Ypsilanti
November 24, 2006
I’m still buzzing over the show I checked out in Ypsilanti, MI a few weeks back. It was a benefit at the Eastern Michigan University for 826 Michigan featuring Dave Eggers, Stephen Malkmus, Julie Orringer, Davy Rothbart, the founder of FOUND magazine, Dan John Miller from Blanche and Cowboy Junkies. I had been wanting to catch Malkmus live since his days with Pavemement, but somehow always missed the opportunity. We were staying at the same hotel in Ann Arbor where I’d also bumped into Patrick Stewart who was in town for a Shakespear festival, weird. Who would have thought Michigan was such a star studded town?

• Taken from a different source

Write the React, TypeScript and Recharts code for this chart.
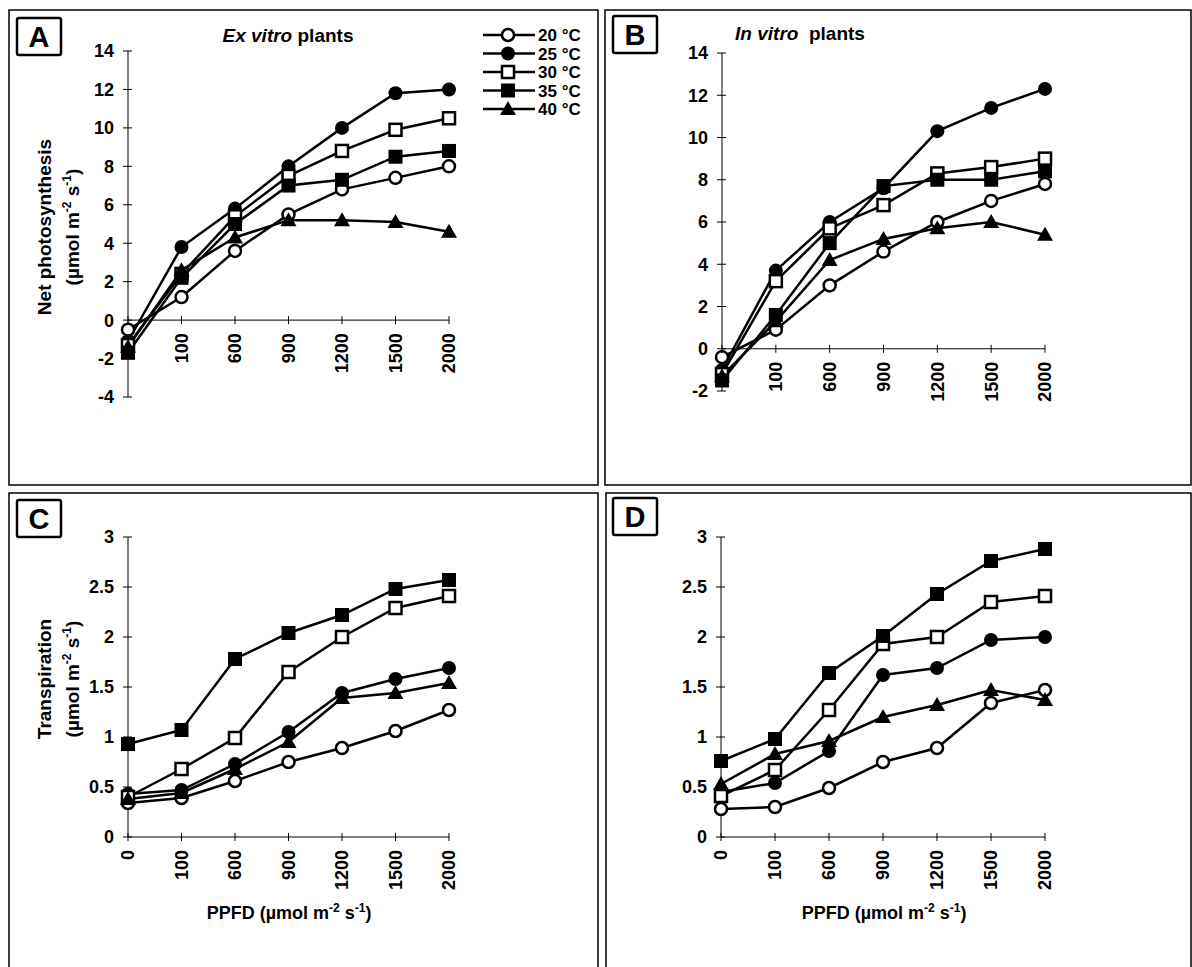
import React from 'react'
import { LineChart, Line, XAxis, YAxis, ReferenceLine } from 'recharts'

const ppfd = ['0', '100', '600', '900', '1200', '1500', '2000']
const temps = ['20 °C', '25 °C', '30 °C', '35 °C', '40 °C']
const keys = ['t20', 't25', 't30', 't35', 't40']
const markers = ['openCircle', 'circle', 'openSquare', 'square', 'triangle']

// A: net photosynthesis, ex vitro plants
const pnEx20 = [-0.5, 1.2, 3.6, 5.5, 6.8, 7.4, 8.0]
const pnEx25 = [-1.1, 3.8, 5.8, 8.0, 10.0, 11.8, 12.0]
const pnEx30 = [-1.3, 2.4, 5.4, 7.5, 8.8, 9.9, 10.5]
const pnEx35 = [-1.7, 2.2, 5.0, 7.0, 7.3, 8.5, 8.8]
const pnEx40 = [-1.4, 2.6, 4.3, 5.2, 5.2, 5.1, 4.6]

// B: net photosynthesis, in vitro plants
const pnIn20 = [-0.4, 0.9, 3.0, 4.6, 6.0, 7.0, 7.8]
const pnIn25 = [-1.0, 3.7, 6.0, 7.6, 10.3, 11.4, 12.3]
const pnIn30 = [-1.2, 3.2, 5.7, 6.8, 8.3, 8.6, 9.0]
const pnIn35 = [-1.5, 1.6, 5.0, 7.7, 8.0, 8.0, 8.4]
const pnIn40 = [-1.3, 1.3, 4.2, 5.2, 5.7, 6.0, 5.4]

// C: transpiration, ex vitro plants
const trEx20 = [0.34, 0.39, 0.56, 0.75, 0.89, 1.06, 1.27]
const trEx25 = [0.43, 0.47, 0.73, 1.05, 1.44, 1.58, 1.69]
const trEx30 = [0.4, 0.68, 0.99, 1.65, 2.0, 2.29, 2.41]
const trEx35 = [0.93, 1.07, 1.78, 2.04, 2.22, 2.48, 2.57]
const trEx40 = [0.38, 0.44, 0.68, 0.95, 1.39, 1.44, 1.54]

// D: transpiration, in vitro plants
const trIn20 = [0.28, 0.3, 0.49, 0.75, 0.89, 1.34, 1.47]
const trIn25 = [0.45, 0.54, 0.86, 1.62, 1.69, 1.97, 2.0]
const trIn30 = [0.41, 0.67, 1.27, 1.93, 2.0, 2.35, 2.41]
const trIn35 = [0.76, 0.98, 1.64, 2.01, 2.43, 2.76, 2.88]
const trIn40 = [0.53, 0.83, 0.96, 1.2, 1.32, 1.47, 1.37]

const pnTicksA = [-4, -2, 0, 2, 4, 6, 8, 10, 12, 14]
const pnTicksB = [-2, 0, 2, 4, 6, 8, 10, 12, 14]
const trTicks = [0, 0.5, 1, 1.5, 2, 2.5, 3]

const FONT = '"Liberation Sans", Arial, Helvetica, sans-serif'

function Marker({ kind, cx, cy }: { kind: string; cx: number; cy: number }) {
  switch (kind) {
    case 'openCircle':
      return <circle cx={cx} cy={cy} r={6} fill="#fff" stroke="#000" strokeWidth={2.5} />
    case 'circle':
      return <circle cx={cx} cy={cy} r={7} fill="#000" />
    case 'openSquare':
      return <rect x={cx - 6} y={cy - 6} width={12} height={12} fill="#fff" stroke="#000" strokeWidth={2.5} />
    case 'square':
      return <rect x={cx - 7} y={cy - 7} width={14} height={14} fill="#000" />
    default:
      return <polygon points={`${cx},${cy - 8} ${cx + 8},${cy + 6} ${cx - 8},${cy + 6}`} fill="#000" />
  }
}

type Box = { x: number; y: number; w: number; h: number }
type Plot = { x0: number; x1: number; y0: number; y1: number }

function Panel({ box, plot, domain, ticks, series, hideZero }: {
  box: Box; plot: Plot; domain: [number, number]; ticks: number[]; series: number[][]; hideZero?: boolean
}) {
  const data = ppfd.map((p, i) => {
    const row: Record<string, any> = { ppfd: p }
    series.forEach((s, j) => { row[keys[j]] = s[i] })
    return row
  })
  const YW = 60
  const XH = 70
  const margin = {
    left: plot.x0 - box.x - YW,
    top: plot.y0 - box.y,
    right: box.x + box.w - plot.x1,
    bottom: box.y + box.h - plot.y1 - XH,
  }
  // x axis crosses the value axis at 0, as in the original spreadsheet chart
  const zeroShift = ((plot.y1 - plot.y0) * (0 - domain[0])) / (domain[1] - domain[0])

  const xTick = (props: any) => {
    const { x, y, payload } = props
    const ay = y - zeroShift
    return (
      <g>
        <line x1={x} x2={x} y1={ay - 4} y2={ay + 4} stroke="#000" strokeWidth={1} />
        {hideZero && payload.value === '0' ? null : (
          <text
            x={x}
            y={ay + 13}
            transform={`rotate(-90, ${x}, ${ay + 13})`}
            textAnchor="end"
            dy="0.36em"
            fontFamily={FONT}
            fontWeight="bold"
            fontSize={18}
            fill="#000"
          >
            {payload.value}
          </text>
        )}
      </g>
    )
  }

  const yTick = (props: any) => {
    const { x, y, payload } = props
    return (
      <g>
        <line x1={x - 5} x2={x + 4} y1={y} y2={y} stroke="#000" strokeWidth={1} />
        <text x={x - 14} y={y} dy="0.36em" textAnchor="end" fontFamily={FONT} fontWeight="bold" fontSize={18} fill="#000">
          {payload.value}
        </text>
      </g>
    )
  }

  return (
    <div style={{ position: 'absolute', left: box.x, top: box.y }}>
      <LineChart width={box.w} height={box.h} data={data} margin={margin}>
        <XAxis
          dataKey="ppfd"
          type="category"
          height={XH}
          axisLine={false}
          tickLine={false}
          tickSize={0}
          tickMargin={0}
          interval={0}
          tick={xTick}
        />
        <YAxis
          type="number"
          width={YW}
          domain={domain}
          ticks={ticks}
          interval={0}
          axisLine={{ stroke: '#000', strokeWidth: 1 }}
          tickLine={false}
          tickSize={0}
          tickMargin={0}
          tick={yTick}
        />
        <ReferenceLine y={0} stroke="#000" strokeWidth={1} />
        {keys.map((k, j) => (
          <Line
            key={k}
            dataKey={k}
            name={temps[j]}
            type="linear"
            stroke="#000"
            strokeWidth={2.5}
            isAnimationActive={false}
            activeDot={false}
            dot={(p: any) => <Marker key={`${k}-${p.index}`} kind={markers[j]} cx={p.cx} cy={p.cy} />}
          />
        ))}
      </LineChart>
    </div>
  )
}

function UnitText({ size }: { size: number }) {
  const s = Math.round(size * 0.65)
  const up = -size * 0.42
  return (
    <>
      <tspan>(µmol m</tspan>
      <tspan fontSize={s} dy={up}>-2</tspan>
      <tspan dy={-up}> s</tspan>
      <tspan fontSize={s} dy={up}>-1</tspan>
      <tspan dy={-up}>)</tspan>
    </>
  )
}

function LetterBox({ x, y, letter }: { x: number; y: number; letter: string }) {
  return (
    <g>
      <rect x={x} y={y} width={44} height={37} rx={2} fill="#fff" stroke="#000" strokeWidth={2.5} />
      <text x={x + 22} y={y + 19} dy="0.36em" textAnchor="middle" fontFamily={FONT} fontWeight="bold" fontSize={29} fill="#000">
        {letter}
      </text>
    </g>
  )
}

function YTitle({ cy, title }: { cy: number; title: string }) {
  return (
    <g fontFamily={FONT} fontWeight="bold" fontSize={19} fill="#000">
      <text x={44} y={cy} transform={`rotate(-90, 44, ${cy})`} textAnchor="middle" dy="0.36em">{title}</text>
      <text x={72} y={cy} transform={`rotate(-90, 72, ${cy})`} textAnchor="middle" dy="0.36em">
        <UnitText size={19} />
      </text>
    </g>
  )
}

const boxA = { x: 9, y: 10, w: 589, h: 475 }
const boxB = { x: 605, y: 10, w: 586, h: 475 }
const boxC = { x: 9, y: 493, w: 589, h: 474 }
const boxD = { x: 606, y: 493, w: 585, h: 474 }

export default function App() {
  return (
    <div style={{ position: 'absolute', left: 0, top: 0, width: 1192, height: 967, background: '#fff', overflow: 'hidden' }}>
      <Panel box={boxA} plot={{ x0: 128, x1: 449, y0: 51, y1: 397 }} domain={[-4, 14]} ticks={pnTicksA}
        series={[pnEx20, pnEx25, pnEx30, pnEx35, pnEx40]} hideZero />
      <Panel box={boxB} plot={{ x0: 722, x1: 1045, y0: 53, y1: 391 }} domain={[-2, 14]} ticks={pnTicksB}
        series={[pnIn20, pnIn25, pnIn30, pnIn35, pnIn40]} hideZero />
      <Panel box={boxC} plot={{ x0: 128, x1: 449, y0: 537, y1: 837 }} domain={[0, 3]} ticks={trTicks}
        series={[trEx20, trEx25, trEx30, trEx35, trEx40]} />
      <Panel box={boxD} plot={{ x0: 721, x1: 1045, y0: 537, y1: 837 }} domain={[0, 3]} ticks={trTicks}
        series={[trIn20, trIn25, trIn30, trIn35, trIn40]} />

      <svg width={1192} height={967} style={{ position: 'absolute', left: 0, top: 0, pointerEvents: 'none' }}>
        {[boxA, boxB, boxC, boxD].map((b, i) => (
          <rect key={i} x={b.x} y={b.y} width={b.w} height={b.h + (i > 1 ? 10 : 0)} fill="none" stroke="#000" strokeWidth={1.5} />
        ))}
        <LetterBox x={17} y={18} letter="A" />
        <LetterBox x={613} y={16} letter="B" />
        <LetterBox x={17} y={500} letter="C" />
        <LetterBox x={613} y={498} letter="D" />

        <text x={288} y={35} dy="0.36em" textAnchor="middle" fontFamily={FONT} fontWeight="bold" fontSize={19}>
          <tspan fontStyle="italic">Ex vitro</tspan> plants
        </text>
        <text x={800} y={33} dy="0.36em" textAnchor="middle" fontFamily={FONT} fontWeight="bold" fontSize={19}>
          <tspan fontStyle="italic">In vitro</tspan>{'\u00a0\u00a0'}plants
        </text>

        <YTitle cy={227} title="Net photosynthesis" />
        <YTitle cy={679} title="Transpiration" />

        <text x={289} y={913} dy="0.36em" textAnchor="middle" fontFamily={FONT} fontWeight="bold" fontSize={18}>
          PPFD <UnitText size={18} />
        </text>
        <text x={884} y={913} dy="0.36em" textAnchor="middle" fontFamily={FONT} fontWeight="bold" fontSize={18}>
          PPFD <UnitText size={18} />
        </text>

        {temps.map((t, j) => {
          const y = 35 + j * 18.5
          return (
            <g key={t}>
              <line x1={483} x2={535} y1={y} y2={y} stroke="#000" strokeWidth={2.5} />
              <Marker kind={markers[j]} cx={508} cy={y} />
              <text x={538} y={y} dy="0.36em" fontFamily={FONT} fontWeight="bold" fontSize={17}>{t}</text>
            </g>
          )
        })}
      </svg>
    </div>
  )
}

All of the benefit performances were accoustic (except for Dan who had amazing stage presence and character, but his electric guitar was a bit loud) and even the Cowboy Junkies sounded fresh. I was afraid they would bore me, but they were so professional and their songs so well crafted you got the sense they’d found their place, even if they didn’t sound much different than when they first ruled the airways witht a cover of the Velvet Underground’s ‘Sweet Jane’. There had been a great pace a nd rhythm to the evening, until Malkmus came on stage. He hadn’t shown up for sound check and it took him what seemed like 10 minutes to plug in a borrowed acoustic with “high action”, as he’d remarked, and a laptop whose function seemed only to serve as a tuner. It was all a bit odd and uncomfortable. There were about 500 of us in the audience nervously chuckling to fill the space-time. Malkmus didn’t seem rushed or worried, but I guess I was. He finally played a tune taking his cue from a paper plate set list which Julie Orringer beat me to at the end of the show. He played a rough, but amazing version of “We Dance” from Pavement’s WOWEE ZOWEE as well as a sweet, sloppy rendition of “Freeze the Saints” from his recent release with the Jicks called Face the Truth. I loved every second of Malkmus’ strange performance. It reminded me that songs are not precious little creations that must be reproduced accurately, but instead they are ever changing and open for interpretation.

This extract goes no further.